I focused on the Shallow Water Equations, discretized using the Discontinuous Galerkin method. This method takes advantage of the potential of unstructured meshes to increase the resolution exactly when and where it is needed, giving rise to multi-scale/physics numerical simulations. With this approach, a wider range of space- and time-scales of motion can be represented without having recourse to the brute-force approach consisting in enhancing the resolution homogeneously.
The other key aspect of the model is dynamic adaptation: the mesh (h-adaptation) and the order of interpolation (p-adaptation) are dynamically adapted during runtime to minimize the discretization error and capture the key aspects of the flows. The mesh is refined using the Adaptive Mesh Refinement (AMR) technique: it is modified by splitting elements recursively into finer sub-meshes, until the desired level of refinement is reached. A local conservative projection of the data is performed when the order of interpolation changes or when the mesh is adapted to transfer the solution form the old representation to the new adapted representation.
In order to take advantage of parallel computing, the mesh is partitioned into sub-domains attributed to each processor. The high level of locality of the method (few communications between elements lying on different processors) makes it very efficient on large parallel computers. Load balancing is performed to equilibrate the work of each processor that can be modified by adaptation steps.
The following movie illustrates the adaptation procedure through a simple test case. A square pool is considered, with a higher free-surface elevation in its center. While the gravity waves propagate through the pool, the error (computed with respect to the analytical solution) is used to dynamically control the mesh refinement as well as the order of interpolation.

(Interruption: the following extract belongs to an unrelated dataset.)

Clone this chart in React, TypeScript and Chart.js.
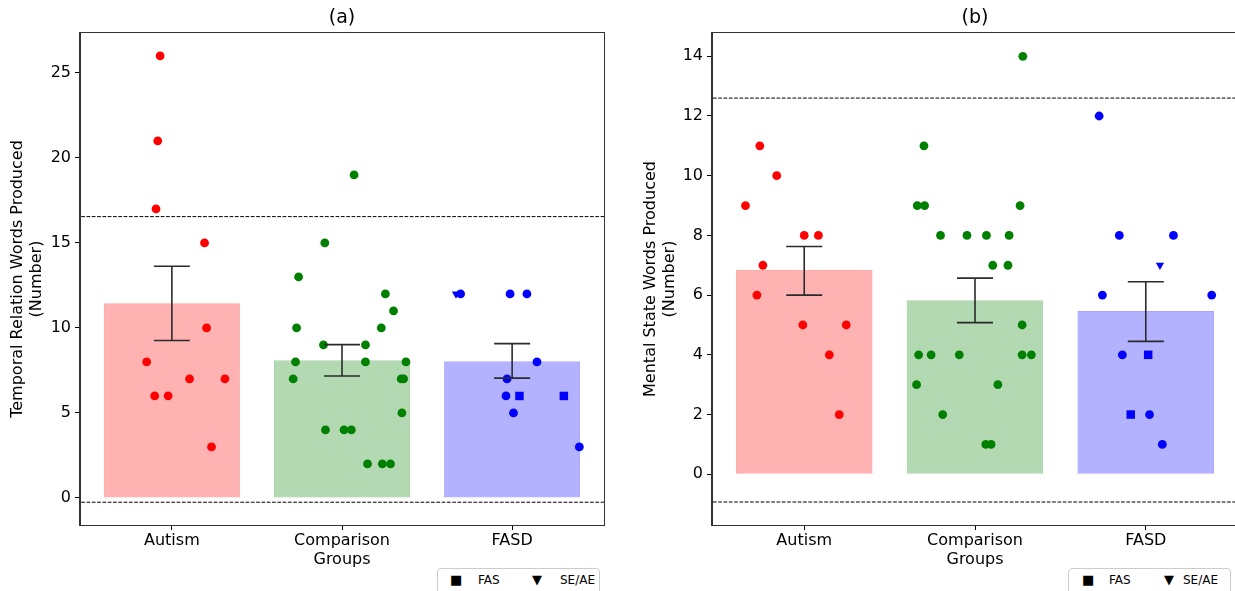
import React, { useEffect, useRef } from 'react';
import { Chart, registerables } from 'chart.js';

Chart.register(...registerables);

const FONT = "'DejaVu Sans', Arial, sans-serif";

// ---------- shared ----------
const categoryLabels = ['Autism', 'Comparison\nGroups', 'FASD'];
const legendLabels = ['FAS', 'SE/AE'];
const legendMarkers = ['\u25A0', '\u25BC'];

// ---------- panel (a) ----------
const titleA = '(a)';
const yTitleA = ['Temporal Relation Words Produced', '(Number)'];
const yTicksA = [0, 5, 10, 15, 20, 25];
const yMinA = -1.59;
const yMaxA = 27.35;
const meansA = [11.45, 8.1, 8.04];
const errLowA = [9.26, 7.17, 7.05];
const errHighA = [13.63, 9.02, 9.08];
const refLinesA = [16.55, -0.25];
const autismA = [26, 21, 17, 15, 10, 8, 7, 7, 6, 6, 3];
const autismJitA = [-0.069, -0.083, -0.093, 0.192, 0.204, -0.148, 0.104, 0.312, -0.101, -0.022, 0.233];
const compA = [19, 15, 13, 12, 11, 10, 10, 9, 9, 8, 8, 8, 7, 7, 7, 5, 4, 4, 4, 2, 2, 2];
const compJitA = [0.071, -0.101, -0.255, 0.255, 0.303, -0.267, 0.231, -0.109, 0.138, -0.273, 0.138, 0.376, -0.287, 0.348, 0.362, 0.352, -0.097, 0.012, 0.055, 0.15, 0.237, 0.285];
const fasdA = [12, 12, 12, 8, 7, 6, 5, 3];
const fasdJitA = [-0.303, -0.012, 0.087, 0.146, -0.03, -0.036, 0.008, 0.395];
const fasdFasA = [6, 6];
const fasdFasJitA = [0.043, 0.304];
const fasdSeA = [12];
const fasdSeJitA = [-0.33];

// ---------- panel (b) ----------
const titleB = '(b)';
const yTitleB = ['Mental State Words Produced', '(Number)'];
const yTicksB = [0, 2, 4, 6, 8, 10, 12, 14];
const yMinB = -1.7;
const yMaxB = 14.78;
const meansB = [6.85, 5.83, 5.47];
const errLowB = [6.0, 5.08, 4.45];
const errHighB = [7.63, 6.57, 6.45];
const refLinesB = [12.6, -0.93];
const autismB = [11, 10, 9, 8, 8, 7, 6, 5, 5, 4, 2];
const autismJitB = [-0.26, -0.161, -0.344, 0, 0.083, -0.242, -0.277, -0.008, 0.246, 0.147, 0.205];
const compB = [14, 11, 9, 9, 9, 8, 8, 8, 8, 7, 7, 5, 4, 4, 4, 4, 4, 3, 3, 2, 1, 1];
const compJitB = [0.28, -0.299, -0.338, -0.295, 0.264, -0.202, -0.047, 0.067, 0.2, 0.104, 0.193, 0.276, -0.33, -0.257, -0.092, 0.276, 0.33, -0.342, 0.134, -0.189, 0.063, 0.094];
const fasdB = [12, 8, 8, 6, 6, 4, 2, 1];
const fasdJitB = [-0.273, -0.155, 0.162, -0.254, 0.386, -0.137, 0.022, 0.097];
const fasdFasB = [4, 2];
const fasdFasJitB = [0.014, -0.088];
const fasdSeB = [7];
const fasdSeJitB = [0.083];

const pointColors = ['#ff0000', '#008000', '#0000ff'];
const barFills = ['rgba(255,0,0,0.3)', 'rgba(0,128,0,0.3)', 'rgba(0,0,255,0.3)'];
const barEdges = ['rgba(255,0,0,0.35)', 'rgba(0,128,0,0.35)', 'rgba(0,0,255,0.35)'];

type Panel = {
  title: string;
  yTitle: string[];
  yTicks: number[];
  yMin: number;
  yMax: number;
  means: number[];
  low: number[];
  high: number[];
  refs: number[];
  groups: { vals: number[]; jit: number[]; cat: number; style: string; radius: number; rot: number }[];
};

const panelA: Panel = {
  title: titleA, yTitle: yTitleA, yTicks: yTicksA, yMin: yMinA, yMax: yMaxA,
  means: meansA, low: errLowA, high: errHighA, refs: refLinesA,
  groups: [
    { vals: autismA, jit: autismJitA, cat: 0, style: 'circle', radius: 4.4, rot: 0 },
    { vals: compA, jit: compJitA, cat: 1, style: 'circle', radius: 4.4, rot: 0 },
    { vals: fasdA, jit: fasdJitA, cat: 2, style: 'circle', radius: 4.4, rot: 0 },
    { vals: fasdFasA, jit: fasdFasJitA, cat: 2, style: 'rect', radius: 6, rot: 0 },
    { vals: fasdSeA, jit: fasdSeJitA, cat: 2, style: 'triangle', radius: 4.8, rot: 180 },
  ],
};

const panelB: Panel = {
  title: titleB, yTitle: yTitleB, yTicks: yTicksB, yMin: yMinB, yMax: yMaxB,
  means: meansB, low: errLowB, high: errHighB, refs: refLinesB,
  groups: [
    { vals: autismB, jit: autismJitB, cat: 0, style: 'circle', radius: 4.4, rot: 0 },
    { vals: compB, jit: compJitB, cat: 1, style: 'circle', radius: 4.4, rot: 0 },
    { vals: fasdB, jit: fasdJitB, cat: 2, style: 'circle', radius: 4.4, rot: 0 },
    { vals: fasdFasB, jit: fasdFasJitB, cat: 2, style: 'rect', radius: 6, rot: 0 },
    { vals: fasdSeB, jit: fasdSeJitB, cat: 2, style: 'triangle', radius: 4.8, rot: 180 },
  ],
};

function errorBarPlugin(low: number[], high: number[]) {
  return {
    id: 'errbars',
    afterDatasetsDraw(chart: any) {
      const { ctx } = chart;
      const x = chart.scales.x;
      const y = chart.scales.y;
      ctx.save();
      ctx.strokeStyle = '#2b2b2b';
      ctx.lineWidth = 1.6;
      const cap = 18;
      low.forEach((lo, i) => {
        const px = x.getPixelForValue(i);
        const y1 = y.getPixelForValue(lo);
        const y2 = y.getPixelForValue(high[i]);
        ctx.beginPath();
        ctx.moveTo(px, y1);
        ctx.lineTo(px, y2);
        ctx.moveTo(px - cap, y1);
        ctx.lineTo(px + cap, y1);
        ctx.moveTo(px - cap, y2);
        ctx.lineTo(px + cap, y2);
        ctx.stroke();
      });
      ctx.restore();
    },
  };
}

const framePlugin = {
  id: 'frame',
  afterDraw(chart: any) {
    const { ctx, chartArea } = chart;
    ctx.save();
    ctx.strokeStyle = '#333';
    ctx.lineWidth = 1;
    const l = Math.round(chartArea.left) - 0.5;
    const t = Math.round(chartArea.top) - 0.5;
    const r = Math.round(chartArea.right) + 0.5;
    const b = Math.round(chartArea.bottom) + 0.5;
    ctx.strokeRect(l, t, r - l, b - t);
    ctx.restore();
  },
};

function makeConfig(p: Panel, axisWidth: number, titlePad: number, rightPad: number): any {
  const catIdx = categoryLabels.map((_, i) => i);
  const datasets: any[] = [
    {
      type: 'bar',
      data: p.means.map((m, i) => ({ x: i, y: m })),
      backgroundColor: barFills,
      borderColor: barEdges,
      borderWidth: 1,
      borderSkipped: false,
      barPercentage: 0.8,
      categoryPercentage: 1,
      order: 10,
    },
    ...p.refs.map((v) => ({
      type: 'line',
      data: [{ x: -1, y: v }, { x: 3, y: v }],
      borderColor: '#000',
      borderWidth: 1,
      borderDash: [3.7, 1.6],
      pointRadius: 0,
      fill: false,
      order: 5,
    })),
    ...p.groups.map((g, k) => ({
      type: 'scatter',
      data: g.vals.map((v, i) => ({ x: g.cat + g.jit[i], y: v })),
      pointStyle: g.style,
      pointRotation: g.rot,
      pointRadius: g.radius,
      pointBackgroundColor: pointColors[g.cat],
      pointBorderColor: pointColors[g.cat],
      pointBorderWidth: 0,
      order: 4 - k * 0.1,
    })),
  ];
  return {
    type: 'bar',
    data: { datasets },
    options: {
      responsive: false,
      animation: false,
      layout: { padding: { left: 0, right: rightPad, top: 0, bottom: 0 } },
      plugins: {
        legend: { display: false },
        tooltip: { enabled: false },
        title: {
          display: true,
          text: p.title,
          fullSize: false,
          color: '#000',
          font: { size: 19, family: FONT, weight: 'normal', lineHeight: 1.2 },
          padding: { top: 6.6, bottom: 3.6 },
        },
      },
      scales: {
        x: {
          type: 'linear',
          min: -0.54,
          max: 2.54,
          offset: false,
          grid: { display: true, drawOnChartArea: false, drawTicks: true, tickLength: 5, color: '#000', offset: false },
          border: { display: true, color: '#333' },
          ticks: {
            autoSkip: false,
            maxRotation: 0,
            minRotation: 0,
            color: '#000',
            padding: 2,
            font: { size: 16, family: FONT, lineHeight: 1.15 },
            callback: (v: number) => (categoryLabels[v] ? categoryLabels[v].split('\n') : ''),
          },
          afterBuildTicks: (s: any) => {
            s.ticks = catIdx.map((v) => ({ value: v }));
          },
          afterFit: (s: any) => {
            s.height = 66;
          },
        },
        y: {
          type: 'linear',
          min: p.yMin,
          max: p.yMax,
          grid: { display: true, drawOnChartArea: false, drawTicks: true, tickLength: 5, color: '#000' },
          border: { display: true, color: '#333' },
          ticks: {
            color: '#000',
            padding: 4,
            font: { size: 16, family: FONT },
            callback: (v: number) => String(v),
          },
          afterBuildTicks: (s: any) => {
            s.ticks = p.yTicks.map((v) => ({ value: v }));
          },
          afterFit: (s: any) => {
            s.width = axisWidth;
          },
          title: {
            display: true,
            text: p.yTitle,
            color: '#000',
            font: { size: 16, family: FONT, lineHeight: 1.15 },
            padding: { top: titlePad, bottom: 0 },
          },
        },
      },
    },
    plugins: [errorBarPlugin(p.low, p.high), framePlugin],
  };
}

function ChartPanel(props: { panel: Panel; left: number; width: number; axisWidth: number; titlePad: number; rightPad: number }) {
  const ref = useRef<HTMLCanvasElement>(null);
  useEffect(() => {
    if (!ref.current) return;
    const chart = new Chart(ref.current, makeConfig(props.panel, props.axisWidth, props.titlePad, props.rightPad));
    return () => chart.destroy();
  }, []);
  return (
    <div style={{ position: 'absolute', left: props.left, top: 0, width: props.width, height: 591 }}>
      <canvas ref={ref} width={props.width} height={591} style={{ display: 'block' }} />
    </div>
  );
}

function MarkerLegend(props: { left: number; markerX: number[]; labelX: number[] }) {
  return (
    <div
      style={{
        position: 'absolute',
        left: props.left,
        top: 568,
        width: 163,
        height: 40,
        border: '1px solid #cccccc',
        borderRadius: 4,
        boxSizing: 'border-box',
        background: '#fff',
        fontFamily: FONT,
        fontSize: 12,
        color: '#000',
      }}
    >
      {legendLabels.map((lab, i) => (
        <React.Fragment key={lab}>
          <span style={{ position: 'absolute', left: props.markerX[i], top: 3, fontSize: 13, lineHeight: '16px' }}>{legendMarkers[i]}</span>
          <span style={{ position: 'absolute', left: props.labelX[i], top: 3, lineHeight: '16px' }}>{lab}</span>
        </React.Fragment>
      ))}
    </div>
  );
}

export default function App() {
  Chart.defaults.font.family = FONT;
  return (
    <div style={{ position: 'absolute', left: 0, top: 0, width: 1235, height: 591, background: '#fff', overflow: 'hidden' }}>
      <ChartPanel panel={panelA} left={0} width={610} axisWidth={80} titlePad={9} rightPad={3} />
      <ChartPanel panel={panelB} left={620} width={624} axisWidth={92} titlePad={22} rightPad={3} />
      <MarkerLegend left={437} markerX={[12, 94]} labelX={[40, 122]} />
      <MarkerLegend left={1068} markerX={[13, 95]} labelX={[40, 114]} />
    </div>
  );
}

The model has been applied to compute the propagation of the 2010 Chilean tsunami through the global ocean. The bottom topography of the sea is very steep, and the water depth can vary from 9000 m to 5 m in a single element. This application is then a good testcase to check the stability of the model when applied to tough realistic configurations.
The GMSH software has been used to build an unstructured mesh on the whole sphere with a resolution varying from 5 km to 1000 km. The mesh is initially refined using the AMR technique, with a criterion related to the initial free-surface elevation gradient. The hp-adaptation is then performed using the jumps of the elevation at the interface between elements as an error estimator.
The initial condition is computed by assuming that the initial sea surface displacement is equal to the static sea floor uplift caused by an abrupt slip at the Nazca and South American plates interface. This uplift is obtained using Okada's static dislocation formula. Closed boundary conditions are reflective. There is no open boundary as the computational domain encompass the global world ocean. The bottom stress is computed using the Manning formula.
As long as the tsunami propagates through the Pacific Ocean, the order of interpolation and the mesh are adapted to track the wave (see the movie below). The resolution remains however high in the shallow areas along the earthquake initial uplift, where the propagation of the wave is slow due to the very low depth.
The elevation of the free-surface has been compared with the DART data from the NOAA Center for Tsunami Research at eight different stations. It is seen that the model estimates accurately the time at which the tsunami reaches the different stations. The amplitude of the waves is also well predicted, except for the stations 5 and 8. Those stations being located in very shallow areas with an irregular bathymetry and several small islands, the resolution of the model is probably not sufficient to reproduce accurately the height of the waves.
During my PhD studies, I worked on a three-dimensional Discontinuous Galerkin marine model solving the hydrostatic Boussinesq equations. More information can be found on the model website: SLIM.
I was in charge of the three-dimensional part of the model. Below is an example of application, showing internal waves generation in the lee of a seamount. To avoid open boundary conditions, the computation is made on the whole sphere, but the mesh is refined only in the area of interest.